At Los Alamos, he worked on planning and coordinating the instrumentation for the Trinity bomb test in July 1945. He was later sent to the Project's facility in Oak Ridge, Tennessee, to monitor equipment.

"The echoing went on and on, and — but I think the most terrifying thing was this really brilliant purple cloud, black with radioactive dust, that hung there, and you had no feeling of whether it would go up or would drift towards you," Frank told science historian Charles Weiner in a 1973 interview catalogued by the American Institute of Physics. "The fact that it worked — one knew immediately that it would work. It was really so very surprising that it worked."

Following World War II, both brother expressed feelings of guilt, gravity, and moral reckoning over the atomic weapon they had worked to create.

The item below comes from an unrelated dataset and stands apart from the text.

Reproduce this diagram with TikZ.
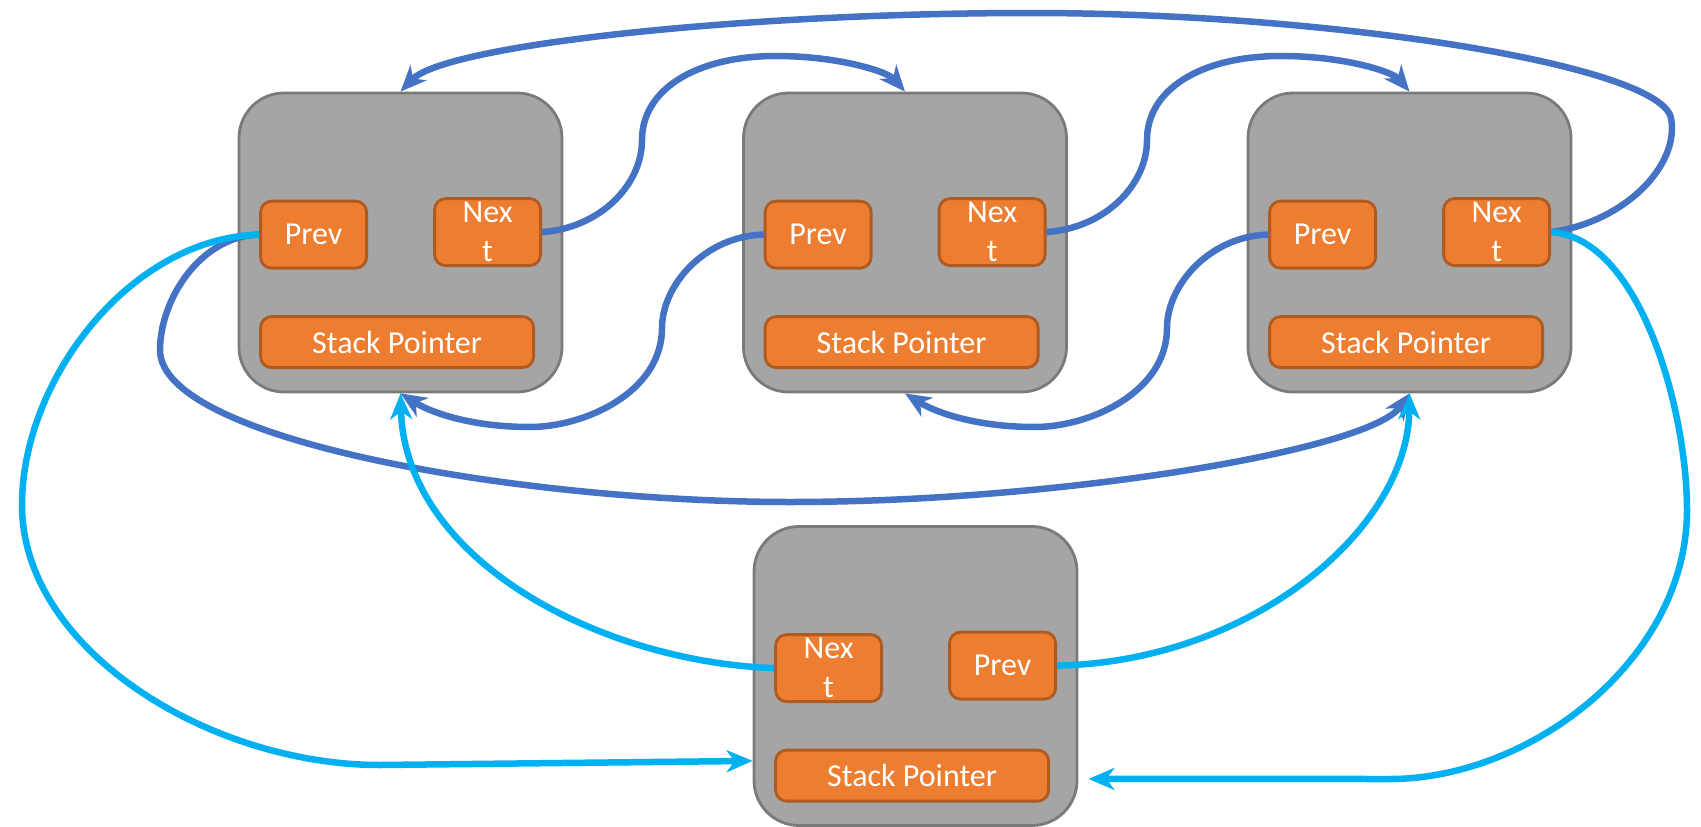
\documentclass[tikz,border=0pt]{standalone}
\usepackage{fontspec}
\setmainfont{Carlito}
\usetikzlibrary{arrows.meta,calc}

\definecolor{cellgray}{HTML}{A5A5A5}
\definecolor{celledge}{HTML}{7A7A7A}
\definecolor{fieldfill}{HTML}{ED7D31}
\definecolor{fieldedge}{HTML}{AE5A21}
\definecolor{linkdark}{HTML}{4472C4}
\definecolor{linklight}{HTML}{00B0F0}

\begin{document}
\begin{tikzpicture}[x=1pt,y=-1pt,
  cell/.style={draw=celledge, fill=cellgray, line width=2.8pt, rounded corners=45pt,
    minimum width=323pt, minimum height=299pt, inner sep=0pt},
  field/.style={draw=fieldedge, fill=fieldfill, line width=2.8pt, rounded corners=11pt,
    inner sep=0pt, minimum width=106pt, minimum height=67pt,
    text=white, font=\fontsize{32}{39}\selectfont, align=center},
  widefield/.style={field, minimum width=273pt, minimum height=51pt},
  link/.style={line width=6.5pt, -{Stealth[length=26pt,width=22pt,inset=8pt]}},
  darklink/.style={link, draw=linkdark},
  lightlink/.style={link, draw=linklight},
]
\useasboundingbox (0,0) rectangle (1701,827);

% stack frames in the top row
\node[cell] (b1) at (400.5,242.5) {};
\node[cell] (b2) at (905,242.5) {};
\node[cell] (b3) at (1409.5,242.5) {};
% frame being inserted below
\node[cell] (b4) at (915.5,676) {};

\node[field] (p1) at ($(b1.north west)+(76,143)$) {Prev};
\node[field] (n1) at ($(b1.north west)+(250,140.5)$) {Nex\\t};
\node[widefield] (s1) at ($(b1.north west)+(159.5,250.5)$) {Stack Pointer};

\node[field] (p2) at ($(b2.north west)+(76,143)$) {Prev};
\node[field] (n2) at ($(b2.north west)+(250,140.5)$) {Nex\\t};
\node[widefield] (s2) at ($(b2.north west)+(159.5,250.5)$) {Stack Pointer};

\node[field] (p3) at ($(b3.north west)+(76,143)$) {Prev};
\node[field] (n3) at ($(b3.north west)+(250,140.5)$) {Nex\\t};
\node[widefield] (s3) at ($(b3.north west)+(159.5,250.5)$) {Stack Pointer};

\node[field] (n4) at ($(b4.north west)+(76,143)$) {Nex\\t};
\node[field] (p4) at ($(b4.north west)+(250,140.5)$) {Prev};
\node[widefield] (s4) at ($(b4.north west)+(159.5,250.5)$) {Stack Pointer};

% existing next / prev links
\draw[darklink] (n1.east) .. controls (600,228) and (642,185) .. (642,140)
  .. controls (642,90) and (695,56) .. (776,56)
  .. controls (840,56) and (888,72) .. (b2.north);
\draw[darklink] (n2.east) .. controls (1105,228) and (1147,185) .. (1147,140)
  .. controls (1147,90) and (1200,56) .. (1281,56)
  .. controls (1345,56) and (1393,72) .. (b3.north);
\draw[darklink] (n3.east) .. controls (1625,222) and (1680,165) .. (1671,118)
  .. controls (1660,65) and (1330,13) .. (1031,13)
  .. controls (740,13) and (445,45) .. (b1.north);
\draw[darklink] (p2.west) .. controls (705,236) and (662,285) .. (662,328)
  .. controls (662,392) and (585,427) .. (530,427)
  .. controls (470,427) and (430,412) .. (b1.south);
\draw[darklink] (p3.west) .. controls (1210,236) and (1167,285) .. (1167,328)
  .. controls (1167,392) and (1090,427) .. (1035,427)
  .. controls (975,427) and (935,412) .. (b2.south);
\draw[darklink] (p1.west) .. controls (200,236) and (160,300) .. (160,350)
  .. controls (160,440) and (520,502) .. (790,502)
  .. controls (1060,502) and (1370,450) .. (b3.south);

% links of the inserted frame
\draw[lightlink] (p1.west) .. controls (130,238) and (22,380) .. (22,505)
  .. controls (22,650) and (210,765) .. (380,765)
  -- ([yshift=66pt]b4.south west);
\draw[lightlink] (n3.east) .. controls (1640,238) and (1687,410) .. (1687,510)
  .. controls (1687,660) and (1530,779) .. (1390,779)
  -- ([xshift=10pt,yshift=48pt]b4.south east);
\draw[lightlink] (n4.west) .. controls (600,662) and (405,560) .. (b1.south);
\draw[lightlink] (p4.east) .. controls (1250,662) and (1408,530) .. (b3.south);
\end{tikzpicture}
\end{document}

"One quote from Frank is that when he heard the radio announcement that they dropped a bomb over Hiroshima, his very first thought was, 'Oh, thank God it worked,'" actor Dylan Arnold, who plays Frank in the Oppenheimer movie, told Datebook regarding his research of Frank. "Then right after that, before that thought could even be completed, he thought, 'Oh, those poor, poor people.' It seemed like from my research, all of the scientists felt this immense guilt."

Communist ties

In 1947, the Washington Times-Herald published an article linking Frank to the Communist Party, which he first denied. He retracted his denial while testifying before the House Un-American Activities Committee, per his obituary.

During his testimony, Frank Oppenheimer said that he and his wife had joined the Communist Party in 1937 and left in 1940, after feeling the party had failed to produce a satisfying solution to unemployment, per Time's reporting.

The ensuing public backlash regarding this affiliation led to Frank's resignation from his faculty position at the University of Minnesota. He was 36 at the time.

Though J. Robert Oppenehimer never joined Communist Party, other close associates of his were also members, including romantic interests Katherine Puening and Jean Tatlock.

Frank Oppenheimer (Shirley Streshinsky / Getty Images)
Frank Oppenheimer (Shirley Streshinsky / Getty Images)

What happened to Frank Oppenheimer?

Unable to find work in academia, Frank Oppenheimer spent the following decade as a cattle rancher and high school science teacher in Colorado.

Returning to particle physics research in 1959 at the University of Colorado, Frank also worked on developing science pedagogical methods, created a "Library of Experiments" that formed the basis of the institution he would soon establish in San Francisco. The Exploratorium is an interactive science museum that received over 300,000 visitors in 2022.

In 1965, Frank Oppenheimer won a Guggenheim fellowship that took him to Europe, where he explored European museums and developed an idea to build his own in the U.S.

"It differs in a number of respects," said Frank Oppeneheimer in his interview with Weiner regarding the Exploratorium's role among science museums. "One is that it doesn’t try to glorify anything, and I think a lot of science museums do ... Another factor was my thinking about the role of perception, as the core which would be available to all kinds of people, and which would not be considered unadulterated science."

Dr. Frank P. Oppenheimer (Bettmann / Bettmann Archive)
Dr. Frank P. Oppenheimer (Bettmann / Bettmann Archive)

Frank Oppenheimer founded the Exploratorium in 1969 and served as its director until his death from lung cancer in 1985.

"Everything that had ever happened to him in his life went into the Exploratorium, from his childhood to his work on the atomic bomb to his being exiled from physics after the war," science writer K.C. Cole, who was personally mentored by Frank Oppenheimer, told NPR.

“He never was reconciled,” she added. “He wasn’t the only physicist who has never reconciled. But he was never reconciled with the fact that he worked on the bomb.”